DIRECTIONS FOR THIS TASK: Below are some records. Say how many of their lines include the string "script", giving only the number.

--

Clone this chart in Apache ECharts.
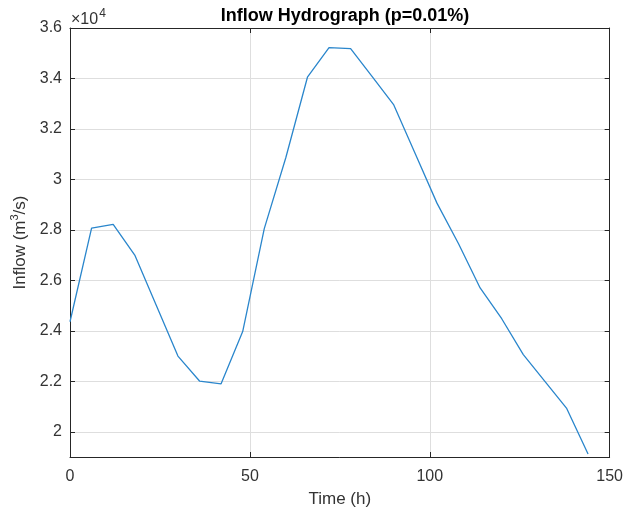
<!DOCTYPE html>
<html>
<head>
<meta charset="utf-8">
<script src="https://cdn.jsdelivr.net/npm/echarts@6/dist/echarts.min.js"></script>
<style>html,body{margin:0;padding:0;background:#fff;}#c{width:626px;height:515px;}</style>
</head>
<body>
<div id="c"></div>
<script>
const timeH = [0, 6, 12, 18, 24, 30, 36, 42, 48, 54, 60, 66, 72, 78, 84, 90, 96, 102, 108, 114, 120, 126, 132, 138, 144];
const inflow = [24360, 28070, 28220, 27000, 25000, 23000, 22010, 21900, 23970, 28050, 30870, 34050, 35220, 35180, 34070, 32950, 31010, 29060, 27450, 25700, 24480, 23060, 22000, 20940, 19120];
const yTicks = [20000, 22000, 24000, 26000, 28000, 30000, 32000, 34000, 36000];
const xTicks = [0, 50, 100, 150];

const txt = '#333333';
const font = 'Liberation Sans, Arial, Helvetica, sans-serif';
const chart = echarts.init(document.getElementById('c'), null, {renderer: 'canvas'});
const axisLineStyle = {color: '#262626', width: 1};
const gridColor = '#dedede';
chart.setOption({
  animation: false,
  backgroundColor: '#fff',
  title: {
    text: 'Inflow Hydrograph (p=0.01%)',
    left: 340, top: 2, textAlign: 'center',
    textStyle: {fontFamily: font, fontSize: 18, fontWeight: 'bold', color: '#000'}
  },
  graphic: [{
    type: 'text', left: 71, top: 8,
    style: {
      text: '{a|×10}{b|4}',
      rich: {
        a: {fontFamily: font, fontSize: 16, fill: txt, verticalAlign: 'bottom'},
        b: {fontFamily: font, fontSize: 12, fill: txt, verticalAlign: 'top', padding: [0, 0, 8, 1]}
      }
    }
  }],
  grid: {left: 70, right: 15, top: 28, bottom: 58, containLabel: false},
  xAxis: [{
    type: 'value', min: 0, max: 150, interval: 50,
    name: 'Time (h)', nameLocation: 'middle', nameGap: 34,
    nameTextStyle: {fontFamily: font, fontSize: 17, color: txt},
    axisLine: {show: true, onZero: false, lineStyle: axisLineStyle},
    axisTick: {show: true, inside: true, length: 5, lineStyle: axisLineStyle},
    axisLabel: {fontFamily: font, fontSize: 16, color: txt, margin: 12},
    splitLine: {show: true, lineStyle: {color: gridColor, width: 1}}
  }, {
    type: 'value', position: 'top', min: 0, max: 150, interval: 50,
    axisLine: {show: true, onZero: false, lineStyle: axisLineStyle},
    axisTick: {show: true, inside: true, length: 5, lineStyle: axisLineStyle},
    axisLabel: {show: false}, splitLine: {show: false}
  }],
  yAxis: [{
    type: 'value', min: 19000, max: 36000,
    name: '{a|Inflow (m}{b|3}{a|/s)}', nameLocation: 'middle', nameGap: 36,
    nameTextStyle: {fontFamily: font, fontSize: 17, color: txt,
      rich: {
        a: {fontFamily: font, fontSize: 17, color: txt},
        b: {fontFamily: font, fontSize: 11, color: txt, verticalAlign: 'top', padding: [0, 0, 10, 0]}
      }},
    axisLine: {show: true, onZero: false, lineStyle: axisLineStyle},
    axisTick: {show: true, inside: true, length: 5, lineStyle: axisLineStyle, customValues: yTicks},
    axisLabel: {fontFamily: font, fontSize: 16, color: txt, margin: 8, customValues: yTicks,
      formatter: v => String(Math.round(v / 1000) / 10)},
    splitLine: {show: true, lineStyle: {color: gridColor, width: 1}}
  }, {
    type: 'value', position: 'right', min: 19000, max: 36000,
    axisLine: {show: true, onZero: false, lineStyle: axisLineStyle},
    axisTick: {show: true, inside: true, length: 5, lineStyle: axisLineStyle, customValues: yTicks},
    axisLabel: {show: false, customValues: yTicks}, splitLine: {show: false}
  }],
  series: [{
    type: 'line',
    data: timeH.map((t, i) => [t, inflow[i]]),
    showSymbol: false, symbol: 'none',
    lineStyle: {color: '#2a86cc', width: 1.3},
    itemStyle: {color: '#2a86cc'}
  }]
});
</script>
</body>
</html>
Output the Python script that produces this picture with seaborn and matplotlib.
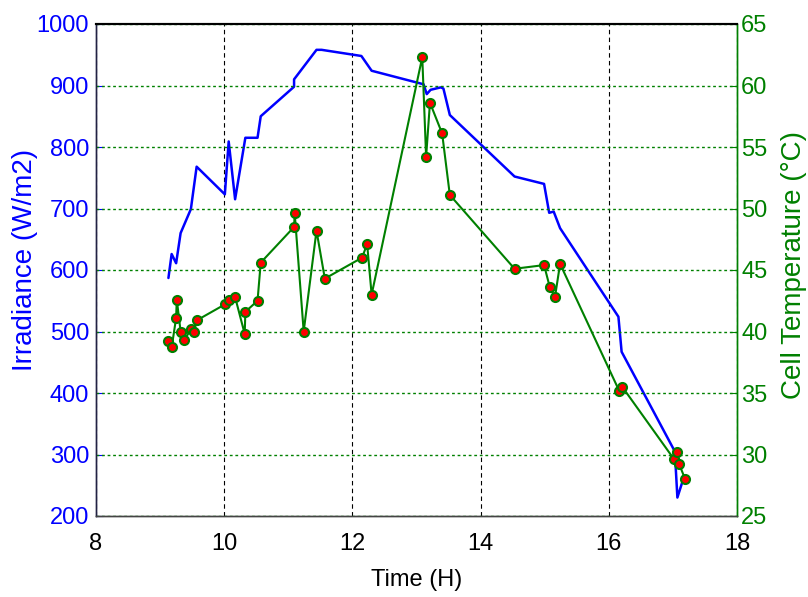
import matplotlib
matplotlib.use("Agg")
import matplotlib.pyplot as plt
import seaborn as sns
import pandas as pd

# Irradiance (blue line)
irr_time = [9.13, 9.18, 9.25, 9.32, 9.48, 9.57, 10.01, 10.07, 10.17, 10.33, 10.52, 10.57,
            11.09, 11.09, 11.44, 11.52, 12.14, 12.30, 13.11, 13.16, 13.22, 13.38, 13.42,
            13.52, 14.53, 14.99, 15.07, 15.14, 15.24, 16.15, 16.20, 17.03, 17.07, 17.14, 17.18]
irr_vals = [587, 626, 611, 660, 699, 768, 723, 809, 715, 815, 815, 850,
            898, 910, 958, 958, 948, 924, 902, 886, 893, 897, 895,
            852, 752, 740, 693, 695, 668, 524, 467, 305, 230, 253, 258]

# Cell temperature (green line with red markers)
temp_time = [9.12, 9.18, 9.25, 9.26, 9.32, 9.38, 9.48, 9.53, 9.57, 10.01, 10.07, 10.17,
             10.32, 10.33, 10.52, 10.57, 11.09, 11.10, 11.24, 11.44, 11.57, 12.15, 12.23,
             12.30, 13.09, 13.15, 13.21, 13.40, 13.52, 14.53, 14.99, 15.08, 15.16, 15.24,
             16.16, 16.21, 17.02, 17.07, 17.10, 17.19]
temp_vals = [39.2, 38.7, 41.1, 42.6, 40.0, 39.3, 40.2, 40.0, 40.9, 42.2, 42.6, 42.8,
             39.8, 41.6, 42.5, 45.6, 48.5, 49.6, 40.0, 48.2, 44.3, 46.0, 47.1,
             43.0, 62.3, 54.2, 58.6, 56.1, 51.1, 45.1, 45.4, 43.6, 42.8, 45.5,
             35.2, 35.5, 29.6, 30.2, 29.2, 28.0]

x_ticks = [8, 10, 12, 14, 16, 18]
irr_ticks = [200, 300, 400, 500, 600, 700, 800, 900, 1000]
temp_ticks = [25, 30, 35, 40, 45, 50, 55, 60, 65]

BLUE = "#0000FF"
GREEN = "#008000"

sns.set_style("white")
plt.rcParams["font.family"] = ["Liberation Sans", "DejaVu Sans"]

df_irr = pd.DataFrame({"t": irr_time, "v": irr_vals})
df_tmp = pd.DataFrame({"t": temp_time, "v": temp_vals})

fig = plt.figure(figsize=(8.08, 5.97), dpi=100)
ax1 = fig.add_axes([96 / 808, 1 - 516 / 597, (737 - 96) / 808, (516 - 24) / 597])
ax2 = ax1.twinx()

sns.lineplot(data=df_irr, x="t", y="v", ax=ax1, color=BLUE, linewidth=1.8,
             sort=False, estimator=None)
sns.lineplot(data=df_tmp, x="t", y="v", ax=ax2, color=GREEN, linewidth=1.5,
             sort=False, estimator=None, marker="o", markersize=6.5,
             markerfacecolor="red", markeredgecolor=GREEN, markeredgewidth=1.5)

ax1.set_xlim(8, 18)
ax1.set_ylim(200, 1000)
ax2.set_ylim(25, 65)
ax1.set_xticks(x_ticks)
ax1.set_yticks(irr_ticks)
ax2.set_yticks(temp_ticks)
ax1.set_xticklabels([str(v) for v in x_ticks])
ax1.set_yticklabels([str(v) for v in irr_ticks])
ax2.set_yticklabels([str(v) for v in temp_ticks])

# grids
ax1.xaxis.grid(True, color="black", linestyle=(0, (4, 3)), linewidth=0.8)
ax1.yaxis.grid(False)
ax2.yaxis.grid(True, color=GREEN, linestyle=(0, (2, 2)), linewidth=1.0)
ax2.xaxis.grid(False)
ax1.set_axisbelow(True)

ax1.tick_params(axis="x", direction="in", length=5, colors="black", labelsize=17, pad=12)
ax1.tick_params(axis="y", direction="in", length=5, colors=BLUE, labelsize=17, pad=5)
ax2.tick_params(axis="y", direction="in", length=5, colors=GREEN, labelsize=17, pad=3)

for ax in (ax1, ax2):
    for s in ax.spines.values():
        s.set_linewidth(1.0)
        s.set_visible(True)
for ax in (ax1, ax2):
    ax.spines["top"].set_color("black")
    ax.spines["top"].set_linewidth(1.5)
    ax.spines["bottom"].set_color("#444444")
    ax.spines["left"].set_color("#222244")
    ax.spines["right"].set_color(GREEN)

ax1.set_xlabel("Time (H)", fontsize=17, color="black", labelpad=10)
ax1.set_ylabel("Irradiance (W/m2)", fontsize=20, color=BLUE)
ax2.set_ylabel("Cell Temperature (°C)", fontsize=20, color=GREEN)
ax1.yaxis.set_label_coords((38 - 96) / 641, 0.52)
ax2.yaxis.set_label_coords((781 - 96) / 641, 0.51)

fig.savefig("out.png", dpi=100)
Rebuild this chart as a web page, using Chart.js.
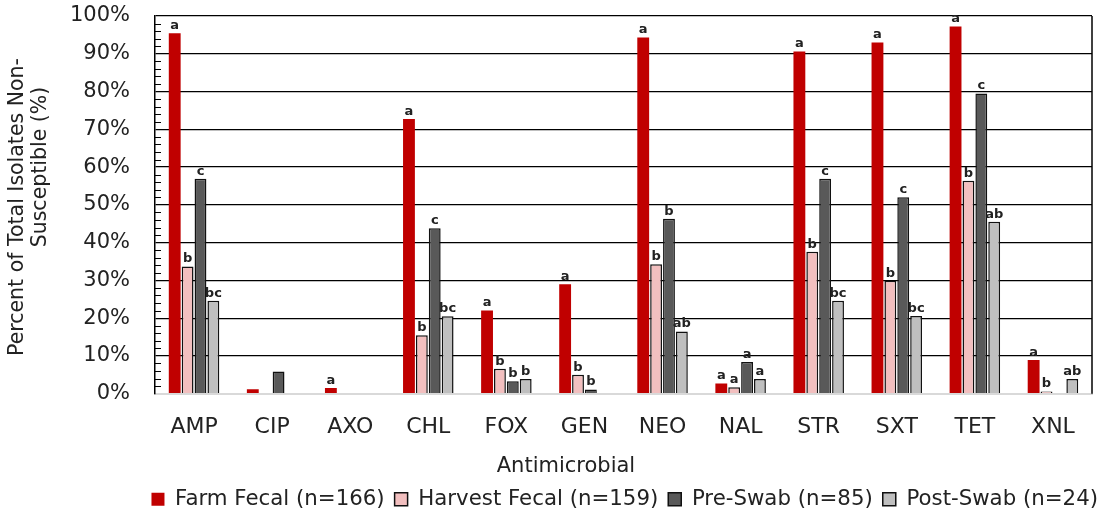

--

ANSWER TO THIS EXERCISE: 4